Dataset section:

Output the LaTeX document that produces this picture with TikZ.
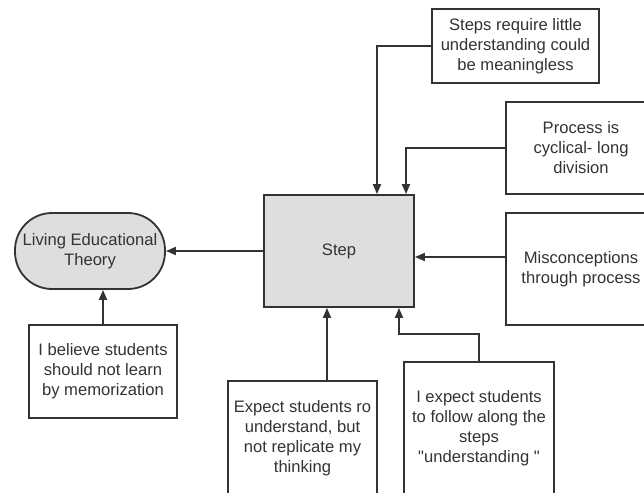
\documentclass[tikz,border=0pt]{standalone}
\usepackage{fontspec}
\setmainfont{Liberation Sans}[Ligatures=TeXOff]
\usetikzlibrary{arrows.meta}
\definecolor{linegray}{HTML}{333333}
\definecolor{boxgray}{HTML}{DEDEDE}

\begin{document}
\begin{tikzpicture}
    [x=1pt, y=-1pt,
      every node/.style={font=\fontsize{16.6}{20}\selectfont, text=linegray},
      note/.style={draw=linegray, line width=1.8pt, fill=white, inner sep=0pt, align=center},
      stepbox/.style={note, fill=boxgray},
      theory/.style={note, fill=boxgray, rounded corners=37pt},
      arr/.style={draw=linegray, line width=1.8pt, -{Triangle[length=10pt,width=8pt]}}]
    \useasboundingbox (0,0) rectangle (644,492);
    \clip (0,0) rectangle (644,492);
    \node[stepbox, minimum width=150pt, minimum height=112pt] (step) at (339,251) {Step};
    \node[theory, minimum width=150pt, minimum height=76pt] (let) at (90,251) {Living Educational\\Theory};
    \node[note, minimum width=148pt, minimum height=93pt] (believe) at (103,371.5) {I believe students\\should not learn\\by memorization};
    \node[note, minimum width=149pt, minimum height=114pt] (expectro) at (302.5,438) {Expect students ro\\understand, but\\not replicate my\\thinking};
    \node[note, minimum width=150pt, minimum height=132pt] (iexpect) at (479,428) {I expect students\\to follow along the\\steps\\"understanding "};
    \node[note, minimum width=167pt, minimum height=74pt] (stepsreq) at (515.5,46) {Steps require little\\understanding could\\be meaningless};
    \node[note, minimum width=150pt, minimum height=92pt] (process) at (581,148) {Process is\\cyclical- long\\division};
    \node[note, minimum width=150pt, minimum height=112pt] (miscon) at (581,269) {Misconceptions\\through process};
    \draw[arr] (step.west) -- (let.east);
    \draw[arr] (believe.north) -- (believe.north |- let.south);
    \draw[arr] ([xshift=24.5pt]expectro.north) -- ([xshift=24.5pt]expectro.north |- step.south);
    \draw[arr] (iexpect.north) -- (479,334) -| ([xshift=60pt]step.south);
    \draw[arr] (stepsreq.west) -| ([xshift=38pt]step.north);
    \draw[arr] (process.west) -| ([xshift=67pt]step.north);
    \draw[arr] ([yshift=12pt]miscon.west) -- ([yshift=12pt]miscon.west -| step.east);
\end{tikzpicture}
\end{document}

Aim:
Reproduce every line of the material precisely, omitting its pictures.

The output:
Output the LaTeX document that produces this picture with TikZ.
\documentclass[tikz,border=0pt]{standalone}
\usepackage{fontspec}
\setmainfont{Liberation Sans}[Ligatures=TeXOff]
\usetikzlibrary{arrows.meta}
\definecolor{linegray}{HTML}{333333}
\definecolor{boxgray}{HTML}{DEDEDE}

\begin{document}
\begin{tikzpicture}
    [x=1pt, y=-1pt,
      every node/.style={font=\fontsize{16.6}{20}\selectfont, text=linegray},
      note/.style={draw=linegray, line width=1.8pt, fill=white, inner sep=0pt, align=center},
      stepbox/.style={note, fill=boxgray},
      theory/.style={note, fill=boxgray, rounded corners=37pt},
      arr/.style={draw=linegray, line width=1.8pt, -{Triangle[length=10pt,width=8pt]}}]
    \useasboundingbox (0,0) rectangle (644,492);
    \clip (0,0) rectangle (644,492);
    \node[stepbox, minimum width=150pt, minimum height=112pt] (step) at (339,251) {Step};
    \node[theory, minimum width=150pt, minimum height=76pt] (let) at (90,251) {Living Educational\\Theory};
    \node[note, minimum width=148pt, minimum height=93pt] (believe) at (103,371.5) {I believe students\\should not learn\\by memorization};
    \node[note, minimum width=149pt, minimum height=114pt] (expectro) at (302.5,438) {Expect students ro\\understand, but\\not replicate my\\thinking};
    \node[note, minimum width=150pt, minimum height=132pt] (iexpect) at (479,428) {I expect students\\to follow along the\\steps\\"understanding "};
    \node[note, minimum width=167pt, minimum height=74pt] (stepsreq) at (515.5,46) {Steps require little\\understanding could\\be meaningless};
    \node[note, minimum width=150pt, minimum height=92pt] (process) at (581,148) {Process is\\cyclical- long\\division};
    \node[note, minimum width=150pt, minimum height=112pt] (miscon) at (581,269) {Misconceptions\\through process};
    \draw[arr] (step.west) -- (let.east);
    \draw[arr] (believe.north) -- (believe.north |- let.south);
    \draw[arr] ([xshift=24.5pt]expectro.north) -- ([xshift=24.5pt]expectro.north |- step.south);
    \draw[arr] (iexpect.north) -- (479,334) -| ([xshift=60pt]step.south);
    \draw[arr] (stepsreq.west) -| ([xshift=38pt]step.north);
    \draw[arr] (process.west) -| ([xshift=67pt]step.north);
    \draw[arr] ([yshift=12pt]miscon.west) -- ([yshift=12pt]miscon.west -| step.east);
\end{tikzpicture}
\end{document}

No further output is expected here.